Country Strong | reviews, news & interviews
Country Strong
Country Strong
Gwyneth Paltrow plucks at her guitar and audience heartstrings
Hollywood stars are well known for bragging they do all their own stunts, often at the expense of the genuine daredevils who risk their lives on their behalf. With the advent of CGI and motion-capture technology, though, it is becoming increasingly difficult to make such an idle boast. What’s an icon to do to prove their mettle? The answer, it would seem, is to do all their own singing, even when they are patently ill-equipped to do so.
Gone are the days when Audrey Hepburn’s lips would part and Marni Nixon’s voice would waft out, as was notoriously heard to happen in My Fair Lady. Instead we get the actor’s own warblings, albeit with a Vocoder makeover and enough backing vocals to drown out a stampede.
Singers like Whitney Houston and Christina Aguilera have endeavoured to redress the balance by taking dramatic roles themselves, most usually as performers, in films like The Bodyguard or the recent Burlesque. Given the choice between stars who sing and singers who act, however, audiences tend to opt for the former, though experience has shown both can be equally excruciating.
Gwyneth Paltrow has a better set of pipes than most, rendering her role as a depressed Nashville crooner in Country Strong a logical fit. Yet her stylings are not so stunning that they warrant the lengthy build-up they receive in Shana Feste’s film, the story of which entirely revolves around attempts to shake Paltrow’s Kelly Canter – a suicidal basket case driven to despair by the demise of her unborn child – out of her funk and back onto the stage where we are supposed to believe her character belongs.

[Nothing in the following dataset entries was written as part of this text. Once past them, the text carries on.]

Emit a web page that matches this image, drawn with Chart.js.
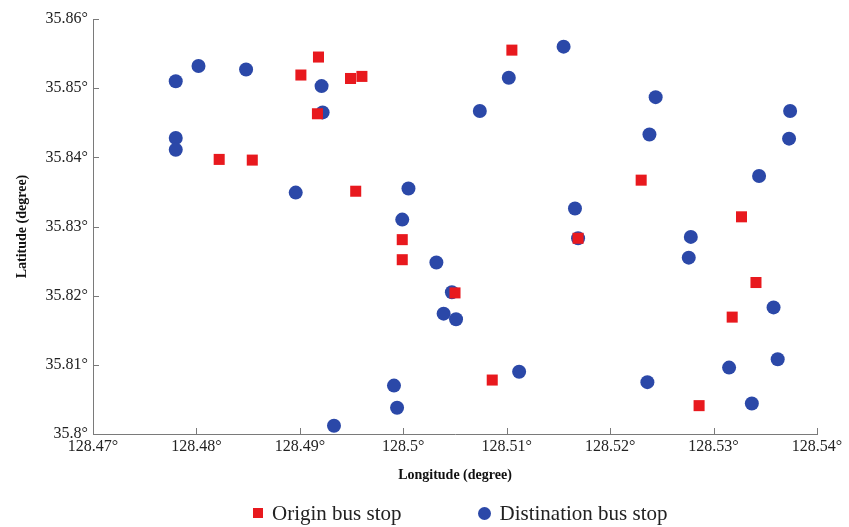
<!DOCTYPE html>
<html>
<head>
<meta charset="utf-8">
<script src="https://cdn.jsdelivr.net/npm/chart.js@4/dist/chart.umd.min.js"></script>
<style>
  html, body { margin: 0; padding: 0; background: #fff; }
  #wrap { position: relative; width: 849px; height: 527px; }
  #legend {
    position: absolute; left: 253px; top: 500px; height: 26px;
    display: flex; align-items: center; gap: 76px;
    font-family: 'Liberation Serif', 'DejaVu Serif', serif; font-size: 21px; color: #222;
  }
  #legend .item { display: flex; align-items: center; white-space: nowrap; }
  #legend .mark { display: inline-block; margin-right: 9px; }
</style>
</head>
<body>
<div id="wrap">
  <canvas id="chart" width="849" height="527"></canvas>
  <div id="legend"></div>
</div>
<script>
// Origin bus stops (red squares)
const originLon = [128.4918, 128.4901, 128.4949, 128.4960, 128.4917, 128.4822, 128.4854, 128.4954, 128.4999, 128.4999,
                   128.5105, 128.5230, 128.5327, 128.5169, 128.5050, 128.5086, 128.5286, 128.5341, 128.5318];
const originLat = [35.8545, 35.8519, 35.8514, 35.8517, 35.8463, 35.8397, 35.8396, 35.8351, 35.8281, 35.8252,
                   35.8555, 35.8367, 35.8314, 35.8283, 35.8204, 35.8078, 35.8041, 35.8219, 35.8169];

// Destination bus stops (blue circles)
const destLon = [128.4780, 128.4802, 128.4848, 128.4921, 128.4922, 128.4780, 128.4780, 128.4896, 128.5005, 128.4999,
                 128.4991, 128.4994, 128.4933, 128.5155, 128.5102, 128.5074, 128.5244, 128.5238, 128.5374, 128.5373,
                 128.5344, 128.5166, 128.5169, 128.5278, 128.5276, 128.5032, 128.5047, 128.5039, 128.5051, 128.5112,
                 128.5236, 128.5337, 128.5315, 128.5362, 128.5358];
const destLat = [35.8510, 35.8532, 35.8527, 35.8503, 35.8465, 35.8428, 35.8411, 35.8349, 35.8355, 35.8310,
                 35.8070, 35.8038, 35.8012, 35.8560, 35.8515, 35.8467, 35.8487, 35.8433, 35.8467, 35.8427,
                 35.8373, 35.8326, 35.8283, 35.8285, 35.8255, 35.8248, 35.8205, 35.8174, 35.8166, 35.8090,
                 35.8075, 35.8044, 35.8096, 35.8108, 35.8183];

// Axis ranges / ticks
const lonRange = [128.47, 128.54];
const latRange = [35.80, 35.86];
const tickStep = 0.01;

const RED = '#e8191e';
const BLUE = '#2b48a8';
const AXIS = '#7a7a7a';
const SERIF = "'Liberation Serif', 'DejaVu Serif', serif";

const toPoints = (xs, ys) => xs.map((x, i) => ({ x, y: ys[i] }));
const deg = v => Number(v.toFixed(2)) + '°';
const stepTicks = (range) => {
  const n = Math.round((range[1] - range[0]) / tickStep);
  const out = [];
  for (let i = 0; i <= n; i++) out.push({ value: Number((range[0] + i * tickStep).toFixed(2)) });
  return out;
};

// short tick marks pointing into the plot area
const inwardTicks = {
  id: 'inwardTicks',
  afterDatasetsDraw(chart) {
    const { ctx, scales: { x, y } } = chart;
    ctx.save();
    ctx.strokeStyle = AXIS;
    ctx.lineWidth = 1;
    ctx.beginPath();
    x.ticks.forEach((t, i) => {
      const px = Math.round(x.getPixelForTick(i)) + 0.5;
      ctx.moveTo(px, x.top);
      ctx.lineTo(px, x.top - 6);
    });
    y.ticks.forEach((t, i) => {
      const py = Math.round(y.getPixelForTick(i)) + 0.5;
      ctx.moveTo(y.right, py);
      ctx.lineTo(y.right + 6, py);
    });
    ctx.stroke();
    ctx.restore();
  }
};

const chart = new Chart(document.getElementById('chart'), {
  type: 'scatter',
  data: {
    datasets: [
      {
        label: 'Origin bus stop',
        data: toPoints(originLon, originLat),
        pointStyle: 'rect',
        pointRadius: 7.8,
        pointHoverRadius: 7.8,
        backgroundColor: RED,
        borderColor: RED,
        borderWidth: 0,
      },
      {
        label: 'Distination bus stop',
        data: toPoints(destLon, destLat),
        pointStyle: 'circle',
        pointRadius: 7,
        pointHoverRadius: 7,
        backgroundColor: BLUE,
        borderColor: BLUE,
        borderWidth: 0,
      },
    ],
  },
  options: {
    responsive: false,
    animation: false,
    events: [],
    layout: { padding: { left: 0, right: 32, top: 19, bottom: 39 } },
    plugins: {
      tooltip: { enabled: false },
      legend: { display: false },
    },
    scales: {
      x: {
        type: 'linear',
        min: lonRange[0],
        max: lonRange[1],
        afterBuildTicks(scale) { scale.ticks = stepTicks(lonRange); },
        afterFit(scale) { scale.height = 54; },
        grid: { display: true, drawOnChartArea: false, drawTicks: false },
        border: { display: true, color: AXIS, width: 1 },
        ticks: {
          padding: 3,
          maxRotation: 0,
          color: '#222',
          font: { family: SERIF, size: 16 },
          callback: v => deg(v),
        },
        title: {
          display: true,
          text: 'Longitude (degree)',
          color: '#111',
          font: { family: SERIF, size: 14, weight: 'bold' },
          padding: { top: 4, bottom: 4 },
        },
      },
      y: {
        type: 'linear',
        min: latRange[0],
        max: latRange[1],
        afterBuildTicks(scale) { scale.ticks = stepTicks(latRange); },
        afterFit(scale) { scale.width = 93; },
        grid: { display: true, drawOnChartArea: false, drawTicks: false },
        border: { display: true, color: AXIS, width: 1 },
        ticks: {
          padding: 5,
          color: '#222',
          font: { family: SERIF, size: 16 },
          callback: v => deg(v),
        },
        title: {
          display: true,
          text: 'Latitude (degree)',
          color: '#111',
          font: { family: SERIF, size: 14, weight: 'bold' },
          padding: { top: 14, bottom: 4 },
        },
      },
    },
  },
  plugins: [inwardTicks],
});

// HTML legend built from the chart's datasets
document.getElementById('legend').innerHTML = chart.data.datasets.map(ds => {
  const isRect = ds.pointStyle === 'rect';
  const size = isRect ? 10 : 13;
  const shape = `width:${size}px;height:${size}px;background:${ds.backgroundColor};border-radius:${isRect ? 0 : '50%'}`;
  return `<span class="item"><span class="mark" style="${shape}"></span>${ds.label}</span>`;
}).join('');
</script>
</body>
</html>
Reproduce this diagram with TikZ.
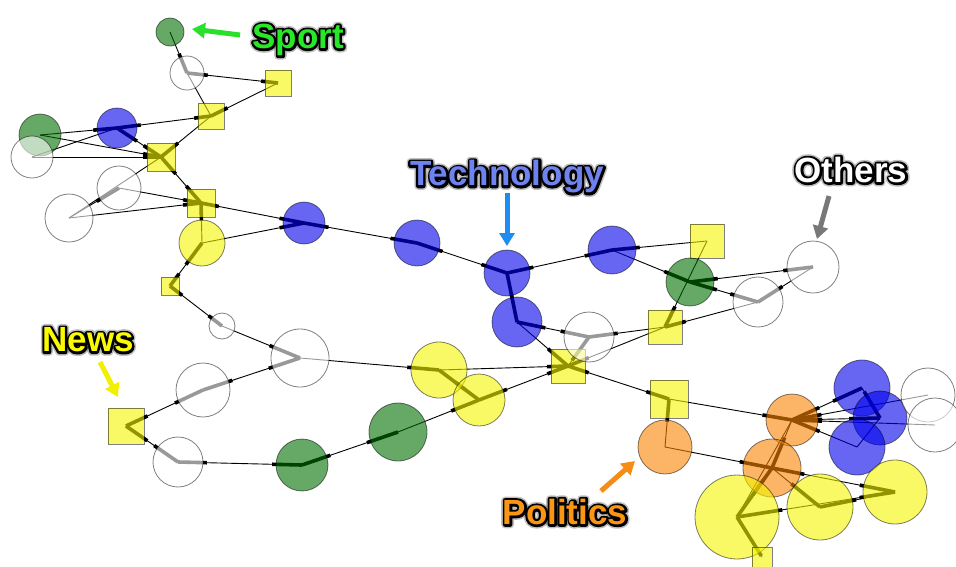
\documentclass[tikz,border=0pt]{standalone}
\usepackage{fontspec}
\newfontface\lblfont{Liberation Sans Bold}
\newfontface\lblrim{Liberation Sans Bold}[FakeBold=13]
\newfontface\lblhalo{Liberation Sans Bold}[FakeBold=22]
\usetikzlibrary{calc,arrows.meta}
\pgfdeclarelayer{bg}
\pgfdeclarelayer{edges}
\pgfsetlayers{bg,edges,main}

\definecolor{cgreen}{RGB}{0,110,0}
\definecolor{cblue}{RGB}{0,0,235}
\definecolor{cyellow}{RGB}{245,245,0}
\definecolor{corange}{RGB}{250,130,0}
\definecolor{tgreen}{RGB}{40,230,40}
\definecolor{tblue}{RGB}{110,130,240}
\definecolor{tyellow}{RGB}{250,250,0}
\definecolor{torange}{RGB}{250,150,20}
\definecolor{agreen}{RGB}{40,225,40}
\definecolor{ablue}{RGB}{30,140,240}
\definecolor{agrey}{RGB}{120,120,120}
\definecolor{ayellow}{RGB}{240,240,0}
\definecolor{aorange}{RGB}{245,140,20}

\tikzset{
  nd/.style={draw=black, draw opacity=0.5, line width=0.8pt, fill opacity=0.6, inner sep=0pt},
  circ/.style={nd, circle, minimum size=#1},
  sq/.style={nd, rectangle, minimum size=#1},
  gn/.style={circ=#1, fill=cgreen},
  bn/.style={circ=#1, fill=cblue},
  yn/.style={circ=#1, fill=cyellow},
  on/.style={circ=#1, fill=corange},
  wn/.style={circ=#1, fill=white},
  ys/.style={sq=#1, fill=cyellow},
  thinedge/.style={draw=black, line width=0.9pt},
  stubline/.style={draw=black, line width=3.6pt},
  lbl/.style={font=\lblfont\fontsize{35}{35}\selectfont, inner sep=0pt},
  lblrimstyle/.style={font=\lblrim\fontsize{35}{35}\selectfont, inner sep=0pt, text=black},
  lblhalostyle/.style={font=\lblhalo\fontsize{35}{35}\selectfont, inner sep=0pt, text=black, text opacity=0.25},
  pointer/.style={line width=5pt, -{Triangle[length=13pt,width=15pt]}}
}

% round joins for the stroked rim of the glyphs
\newcommand\roundrim{\special{pdf:literal direct 1 j 1 J}}

% thick end piece of a connector inside node #1, pointing at node #2
\newcommand\stub[2]{%
  \path (#1) -- (#2) coordinate[pos=0] (stA);
  \draw[stubline] (#1.center) -- ($(stA)!-3.5pt!(#1.center)$);
}

% caption text with a dark rim and a soft halo
\newcommand\biglabel[4]{%
  \node[lblhalostyle] (#1halo) at (#2) {\roundrim#4};
  \node[lblrimstyle] (#1rim) at (#2) {\roundrim#4};
  \node[lbl, text=#3] (#1) at (#2) {#4};
}

\begin{document}
\begin{tikzpicture}[x=1pt, y=-1pt]
\begin{pgfonlayer}{bg}
  \fill[white] (0,0) rectangle (956,566);
\end{pgfonlayer}
\useasboundingbox (0,0) rectangle (956,566);

% ---- nodes ----
\node[gn=28] (g1) at (170,32) {};
\node[wn=34] (w1) at (187,73) {};
\node[ys=26] (s1) at (278,83) {};
\node[ys=26] (s2) at (211,116) {};
\node[gn=42] (g2) at (40,135) {};
\node[wn=42] (w2) at (32,157) {};
\node[bn=40] (b1) at (117,128) {};
\node[ys=28] (s3) at (161,157) {};
\node[wn=44] (w3) at (119,188) {};
\node[wn=48] (w4) at (69,218) {};
\node[ys=28] (s4) at (201,203) {};
\node[yn=46] (y1) at (202,243) {};
\node[bn=42] (b2) at (304,223) {};
\node[ys=18] (s5) at (170,286) {};
\node[wn=26] (w5) at (222,326) {};
\node[wn=58] (w6) at (300,358) {};
\node[wn=54] (w7) at (203,390) {};
\node[ys=36] (s6) at (126,426) {};
\node[wn=50] (w8) at (178,462) {};
\node[gn=52] (g3) at (302,465) {};
\node[gn=58] (g4) at (398,432) {};
\node[yn=56] (y2) at (439,370) {};
\node[yn=52] (y3) at (479,400) {};
\node[ys=34] (s7) at (568,366) {};
\node[bn=46] (b3) at (417,243) {};
\node[bn=46] (b4) at (507,273) {};
\node[bn=50] (b5) at (517,322) {};
\node[wn=50] (w9) at (589,337) {};
\node[bn=48] (b6) at (612,250) {};
\node[ys=34] (s8) at (707,241) {};
\node[gn=48] (g5) at (690,282) {};
\node[ys=34] (s9) at (665,327) {};
\node[wn=50] (w10) at (758,302) {};
\node[wn=52] (w11) at (813,267) {};
\node[ys=38] (s10) at (669,399) {};
\node[on=54] (o1) at (665,447) {};
\node[on=52] (o2) at (792,420) {};
\node[on=58] (o3) at (772,468) {};
\node[bn=56] (b7) at (862,388) {};
\node[bn=54] (b8) at (880,418) {};
\node[bn=56] (b9) at (857,447) {};
\node[wn=54] (w12) at (928,395) {};
\node[wn=54] (w13) at (935,425) {};
\node[yn=84] (y4) at (737,517) {};
\node[yn=66] (y5) at (820,507) {};
\node[yn=64] (y6) at (895,492) {};
\node[ys=20] (s11) at (762,557) {};

% ---- connectors: from/to/thick end at from/thick end at to ----
\begin{pgfonlayer}{edges}
\foreach \a/\b/\sa/\sb in {
  g1/w1/0/1, w1/s2/0/0, w1/s1/1/1, s1/s2/0/1, b1/s2/1/1,
  g2/b1/0/1, w2/b1/0/0, g2/s3/0/1, w2/s3/0/1, b1/s3/1/1,
  s2/s3/0/1, w4/s3/0/0, s3/s4/1/1, w3/w4/1/0, w3/s4/0/1,
  w4/s4/0/1, s4/b2/1/1, s4/y1/1/0, y1/b2/0/1, y1/s5/1/1,
  s5/w5/1/1, w5/w6/0/1, b2/b3/1/1, w7/w6/1/1, s6/w7/1/1,
  s6/w8/1/1, w8/g3/1/1, g3/g4/1/1, g4/y3/0/1, w6/y2/0/1,
  y2/s7/0/1, y2/y3/1/1, y3/s7/1/1, b3/b4/1/1, b4/b6/1/1,
  b4/b5/1/1, b5/w9/1/1, b5/s7/0/1, b6/s8/1/0, b6/g5/0/1,
  s8/s9/0/1, g5/w11/1/1, g5/w10/1/1, w10/w11/1/0, s9/w10/1/0,
  w9/s9/1/0, s7/s9/1/0, w9/s7/1/0, s7/s10/1/1, s10/o2/0/1,
  s10/o1/1/0, o1/o3/0/1, o3/y6/1/1, o2/o3/0/1, o3/y4/1/1,
  o3/y5/0/1, y4/y6/1/1, y5/y6/1/0, y4/s11/1/0, y4/o2/0/0,
  o2/b7/1/1, o2/b8/1/1, o2/b9/1/0, o2/w12/1/0, o2/w13/1/0,
  b7/b8/0/1, b8/b9/0/0}
{
  \draw[thinedge] (\a.center) -- (\b.center);
  \ifnum\sa=1 \stub{\a}{\b}\fi
  \ifnum\sb=1 \stub{\b}{\a}\fi
}
\end{pgfonlayer}

% ---- captions ----
\biglabel{sport}{298,40}{tgreen}{Sport}
\biglabel{tech}{507,177}{tblue}{Technology}
\biglabel{others}{851,170}{white}{Others}
\biglabel{news}{88,340}{tyellow}{News}
\biglabel{politics}{565,512}{torange}{Politics}

\coordinate (sportTail) at (240,35);
\coordinate (sportTip) at (192,29);
\coordinate (techTail) at (507,193);
\coordinate (techTip) at (507,246);
\coordinate (othersTail) at (829,196);
\coordinate (othersTip) at (817,239);
\coordinate (newsTail) at (100,362);
\coordinate (newsTip) at (118,397);
\coordinate (polTail) at (601,491);
\coordinate (polTip) at (635,461);

\draw[pointer, agreen] (sportTail) -- (sportTip);
\draw[pointer, ablue] (techTail) -- (techTip);
\draw[pointer, agrey] (othersTail) -- (othersTip);
\draw[pointer, ayellow] (newsTail) -- (newsTip);
\draw[pointer, aorange] (polTail) -- (polTip);
\end{tikzpicture}
\end{document}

Even by the lachrymose standards of this notoriously sentimental musical genre this is one weepy movie, its level of subtlety being handily summed up by the wounded bird (Metaphor Alert!) Gwyneth carries around in a wooden box. Yet it is not one without merit, Feste doing her best to paint the world Kelly inhabits in a truer light than other movies that have revelled in its corny clichés and garish excesses.
Perhaps Feste’s wisest decision is to borrow her template from All About Eve, Canter being as threatened by rising hottie Chiles Stanton (Leighton Meester, pictured right) as Bette Davis was by Anne Baxter. Age versus youth is a timeless conflict that works in any milieu, even in one where a lady’s personal confidence is denoted by the size of her hair and a Stetson-wearing lunk like Garrett Hedlund is considered the most desirable man on the luxury tour bus.
Country, like Broadway in All About Eve, is as much a business as a calling, with real-life music star Tim McGraw personifying its more venal side as Canter’s career-focused hubby. Yet Feste’s script deigns not to demonise him, suggesting instead his ruthless pursuit of Bible Belt success is motivated as much by grief as filthy lucre.
For all its maturity and sense of purpose, however, Country Strong comes up short in one crucial department: its songs. In tone they run the gamut from the croaky musings of Willie Nelson to the synthetic perkiness of Taylor Swift. In style, alas, they remain monotonously one-note, morphing into a bland and formless whole which leaves both the enthusiast and the uninitiated feeling short-changed.
In this regard it seems downright perverse for McGraw – the sole authentic presence – to be cast in a non-singing role throughout. Were the producers worried that he would show up his co-stars?